P.Aim (2015), fondateur de l’institut Uthyl pour l’utilisation des thérapies brèves (troisième vague des TCC) souligne que la lutte contre quelque chose, engendre une augmentation de cette même chose. Lors de la formation aux thérapies brèves soutien le fait que l’externalisation du problème est fondamentale. Si la personne entre dans une dimension identitaire de type : « je suis douloureuse », cette confusion peut rendre les soins plus difficiles. Le thérapeute gagne donc à être attentif à ses formulations.

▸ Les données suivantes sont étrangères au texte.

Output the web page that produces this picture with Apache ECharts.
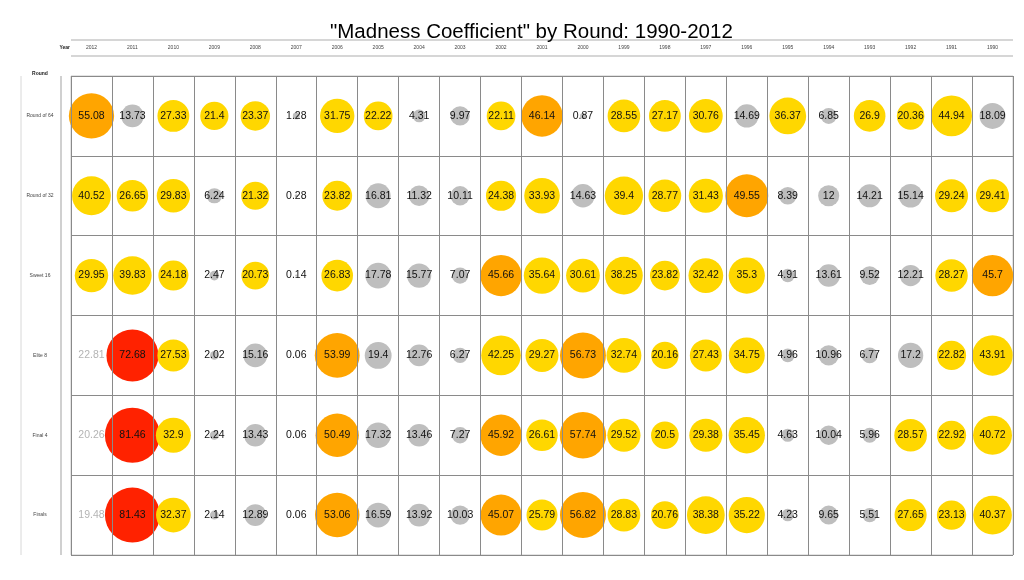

Une petite phrase toute simple telle que : « quand la douleur s’est-elle inscrite dans votre vie ? » permet déjà un décentrage, même inconscient de la personne.

Du côté des ergothérapeutes, c’est L. Bergès (2016) qui évoque la notion de changement comme le fait que « croire en l’idée fondatrice d’un changement possible, mais dont les raisons souvent échappent, c’est croire en l’autre, différencié de soi, riche de ses singularités, et semblablement capable d’évolution ». Il introduit ici l’idée fondamental de l’importance de la posture de l’ergothérapeute et de nos attentes vis-à-vis du patient. Le changement se fera aussi en fonction du regard que nous portons sur la personne, dans une relation thérapeutique où nous pourrons accepter que l’autre soit capable de changement. L.Bergès (2016) cite une phrase de F. Roustang (2000) dans son livre sur la fin de la plainte : « Je m’attends à ce qu’il change ».

Le changement possible nécessite donc une certaine attitude thérapeutique, associant vision d’un changement possible du côté du thérapeute et du patient, centration du côté des solutions, conscientisation et soutien de l’engagement personnel.